▸ Aim of the task
Pictures in the entries below are excluded; copy only the lines from the one containing "Generate a web" to the one containing "var yTicks = [0, 10, 20, 30, 40, 50];", both included.

▸ Dataset records
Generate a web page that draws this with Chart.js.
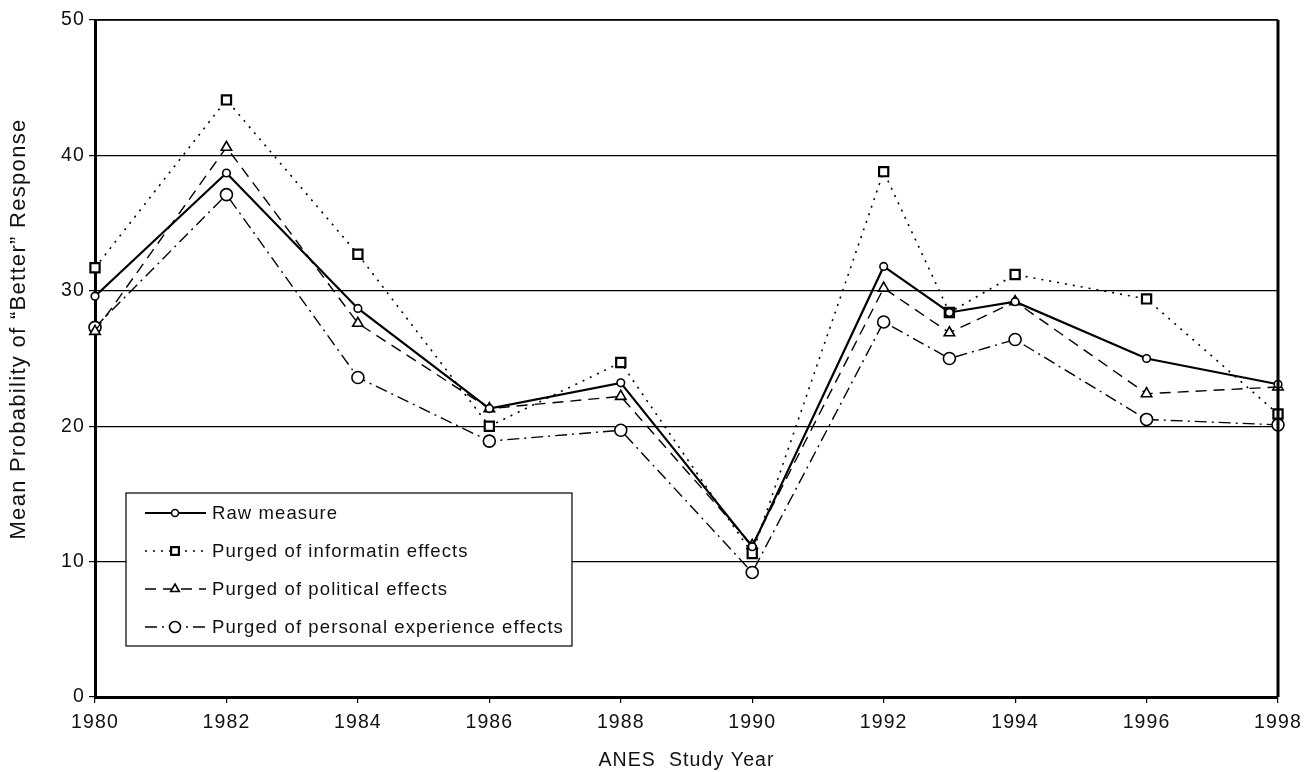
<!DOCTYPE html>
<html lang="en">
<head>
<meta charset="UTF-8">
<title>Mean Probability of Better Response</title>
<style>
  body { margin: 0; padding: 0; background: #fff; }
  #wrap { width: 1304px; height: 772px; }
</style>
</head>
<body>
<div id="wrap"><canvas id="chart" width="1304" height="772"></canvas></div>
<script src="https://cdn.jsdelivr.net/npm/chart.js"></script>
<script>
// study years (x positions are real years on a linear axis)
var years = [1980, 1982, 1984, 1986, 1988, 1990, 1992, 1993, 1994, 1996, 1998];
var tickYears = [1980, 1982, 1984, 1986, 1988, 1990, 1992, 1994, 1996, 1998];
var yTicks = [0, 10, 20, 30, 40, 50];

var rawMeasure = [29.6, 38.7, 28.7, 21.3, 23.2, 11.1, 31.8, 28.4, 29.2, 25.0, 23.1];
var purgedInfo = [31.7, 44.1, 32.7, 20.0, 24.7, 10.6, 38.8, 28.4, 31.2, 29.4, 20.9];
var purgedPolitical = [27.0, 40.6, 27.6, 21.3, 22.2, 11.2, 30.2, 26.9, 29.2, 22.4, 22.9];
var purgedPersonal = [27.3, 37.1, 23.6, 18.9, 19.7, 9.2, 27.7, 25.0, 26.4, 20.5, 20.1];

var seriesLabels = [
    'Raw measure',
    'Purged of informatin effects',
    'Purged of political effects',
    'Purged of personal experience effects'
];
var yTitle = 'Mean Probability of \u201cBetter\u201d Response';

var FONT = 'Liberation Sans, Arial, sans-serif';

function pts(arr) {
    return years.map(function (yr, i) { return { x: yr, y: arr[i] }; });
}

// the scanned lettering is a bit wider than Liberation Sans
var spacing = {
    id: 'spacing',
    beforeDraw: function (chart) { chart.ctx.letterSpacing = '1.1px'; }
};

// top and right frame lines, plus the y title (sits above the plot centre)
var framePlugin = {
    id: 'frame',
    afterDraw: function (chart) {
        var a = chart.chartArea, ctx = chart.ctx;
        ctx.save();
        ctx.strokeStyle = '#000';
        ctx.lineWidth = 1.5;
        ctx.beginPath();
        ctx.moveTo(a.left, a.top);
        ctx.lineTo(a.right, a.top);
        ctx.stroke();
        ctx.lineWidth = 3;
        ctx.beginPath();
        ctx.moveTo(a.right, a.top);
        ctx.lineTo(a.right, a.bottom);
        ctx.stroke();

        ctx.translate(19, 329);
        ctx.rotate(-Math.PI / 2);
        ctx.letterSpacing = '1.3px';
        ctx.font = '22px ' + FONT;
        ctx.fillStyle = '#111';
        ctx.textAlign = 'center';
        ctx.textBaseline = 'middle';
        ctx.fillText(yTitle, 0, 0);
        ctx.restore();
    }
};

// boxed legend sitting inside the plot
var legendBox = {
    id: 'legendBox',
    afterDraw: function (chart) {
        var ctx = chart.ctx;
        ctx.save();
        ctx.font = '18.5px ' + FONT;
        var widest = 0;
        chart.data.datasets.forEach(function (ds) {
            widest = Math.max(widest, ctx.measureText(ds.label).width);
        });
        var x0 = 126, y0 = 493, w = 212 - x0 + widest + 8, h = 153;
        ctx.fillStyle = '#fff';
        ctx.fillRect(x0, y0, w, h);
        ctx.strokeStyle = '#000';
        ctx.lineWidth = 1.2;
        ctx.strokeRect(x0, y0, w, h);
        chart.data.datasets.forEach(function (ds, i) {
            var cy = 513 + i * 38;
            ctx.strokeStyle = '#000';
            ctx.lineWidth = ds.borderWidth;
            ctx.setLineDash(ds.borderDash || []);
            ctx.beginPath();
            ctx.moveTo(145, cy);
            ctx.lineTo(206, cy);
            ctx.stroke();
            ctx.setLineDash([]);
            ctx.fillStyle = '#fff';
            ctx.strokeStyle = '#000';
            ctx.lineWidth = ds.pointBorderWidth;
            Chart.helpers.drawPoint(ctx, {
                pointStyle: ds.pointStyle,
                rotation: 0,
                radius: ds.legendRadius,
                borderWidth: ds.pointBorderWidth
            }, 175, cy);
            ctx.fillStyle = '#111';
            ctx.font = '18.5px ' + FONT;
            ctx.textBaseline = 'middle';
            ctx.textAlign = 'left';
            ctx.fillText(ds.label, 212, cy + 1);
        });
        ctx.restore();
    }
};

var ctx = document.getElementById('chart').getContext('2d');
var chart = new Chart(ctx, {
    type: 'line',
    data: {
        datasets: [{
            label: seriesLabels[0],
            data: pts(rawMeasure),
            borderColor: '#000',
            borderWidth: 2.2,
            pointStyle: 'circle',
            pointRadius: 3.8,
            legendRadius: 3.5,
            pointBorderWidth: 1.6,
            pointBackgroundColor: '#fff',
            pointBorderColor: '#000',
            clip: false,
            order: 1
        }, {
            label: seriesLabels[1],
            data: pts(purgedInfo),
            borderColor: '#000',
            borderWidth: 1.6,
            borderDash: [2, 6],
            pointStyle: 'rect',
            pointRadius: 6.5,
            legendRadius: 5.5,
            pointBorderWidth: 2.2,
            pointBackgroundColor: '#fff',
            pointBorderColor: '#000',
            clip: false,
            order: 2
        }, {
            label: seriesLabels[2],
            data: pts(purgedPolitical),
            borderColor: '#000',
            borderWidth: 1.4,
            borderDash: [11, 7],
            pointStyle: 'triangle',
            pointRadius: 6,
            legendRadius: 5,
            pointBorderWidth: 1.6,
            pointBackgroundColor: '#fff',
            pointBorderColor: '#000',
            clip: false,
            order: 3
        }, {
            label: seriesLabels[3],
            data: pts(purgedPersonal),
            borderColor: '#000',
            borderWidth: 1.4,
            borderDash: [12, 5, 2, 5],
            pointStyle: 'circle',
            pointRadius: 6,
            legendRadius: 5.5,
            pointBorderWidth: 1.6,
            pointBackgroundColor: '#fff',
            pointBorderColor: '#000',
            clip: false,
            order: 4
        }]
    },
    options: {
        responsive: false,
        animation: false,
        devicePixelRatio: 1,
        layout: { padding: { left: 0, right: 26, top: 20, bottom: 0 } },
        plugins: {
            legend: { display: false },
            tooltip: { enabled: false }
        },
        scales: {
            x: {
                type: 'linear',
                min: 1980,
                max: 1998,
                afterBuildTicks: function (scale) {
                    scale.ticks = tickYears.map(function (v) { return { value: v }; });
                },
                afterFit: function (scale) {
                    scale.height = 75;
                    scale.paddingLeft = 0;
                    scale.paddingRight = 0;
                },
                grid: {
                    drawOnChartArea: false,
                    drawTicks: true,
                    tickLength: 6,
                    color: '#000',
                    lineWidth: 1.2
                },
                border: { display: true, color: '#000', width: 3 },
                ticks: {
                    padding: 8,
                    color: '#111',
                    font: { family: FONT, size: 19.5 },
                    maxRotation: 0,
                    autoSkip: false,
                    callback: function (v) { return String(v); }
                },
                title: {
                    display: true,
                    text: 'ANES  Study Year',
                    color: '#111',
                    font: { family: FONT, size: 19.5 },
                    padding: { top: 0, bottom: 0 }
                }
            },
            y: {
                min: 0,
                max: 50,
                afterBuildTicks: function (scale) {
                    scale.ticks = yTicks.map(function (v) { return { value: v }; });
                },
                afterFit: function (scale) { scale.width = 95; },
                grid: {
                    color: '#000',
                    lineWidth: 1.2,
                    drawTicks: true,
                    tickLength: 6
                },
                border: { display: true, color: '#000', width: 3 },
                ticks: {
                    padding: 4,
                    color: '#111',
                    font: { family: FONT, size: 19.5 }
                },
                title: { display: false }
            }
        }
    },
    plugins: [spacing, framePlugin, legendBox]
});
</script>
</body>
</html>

---

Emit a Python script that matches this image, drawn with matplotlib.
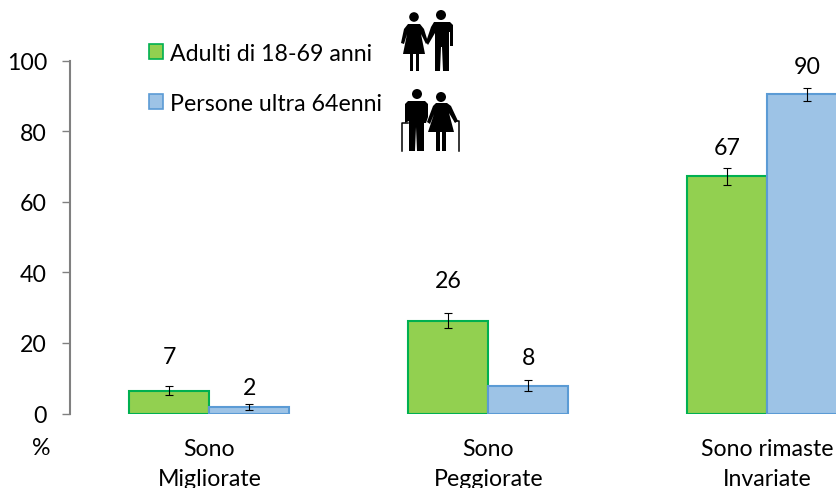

▸ Reply
Generate a web page that draws this with Chart.js.
<!DOCTYPE html>
<html lang="en">
<head>
<meta charset="UTF-8">
<title>Mean Probability of Better Response</title>
<style>
  body { margin: 0; padding: 0; background: #fff; }
  #wrap { width: 1304px; height: 772px; }
</style>
</head>
<body>
<div id="wrap"><canvas id="chart" width="1304" height="772"></canvas></div>
<script src="https://cdn.jsdelivr.net/npm/chart.js"></script>
<script>
// study years (x positions are real years on a linear axis)
var years = [1980, 1982, 1984, 1986, 1988, 1990, 1992, 1993, 1994, 1996, 1998];
var tickYears = [1980, 1982, 1984, 1986, 1988, 1990, 1992, 1994, 1996, 1998];
var yTicks = [0, 10, 20, 30, 40, 50];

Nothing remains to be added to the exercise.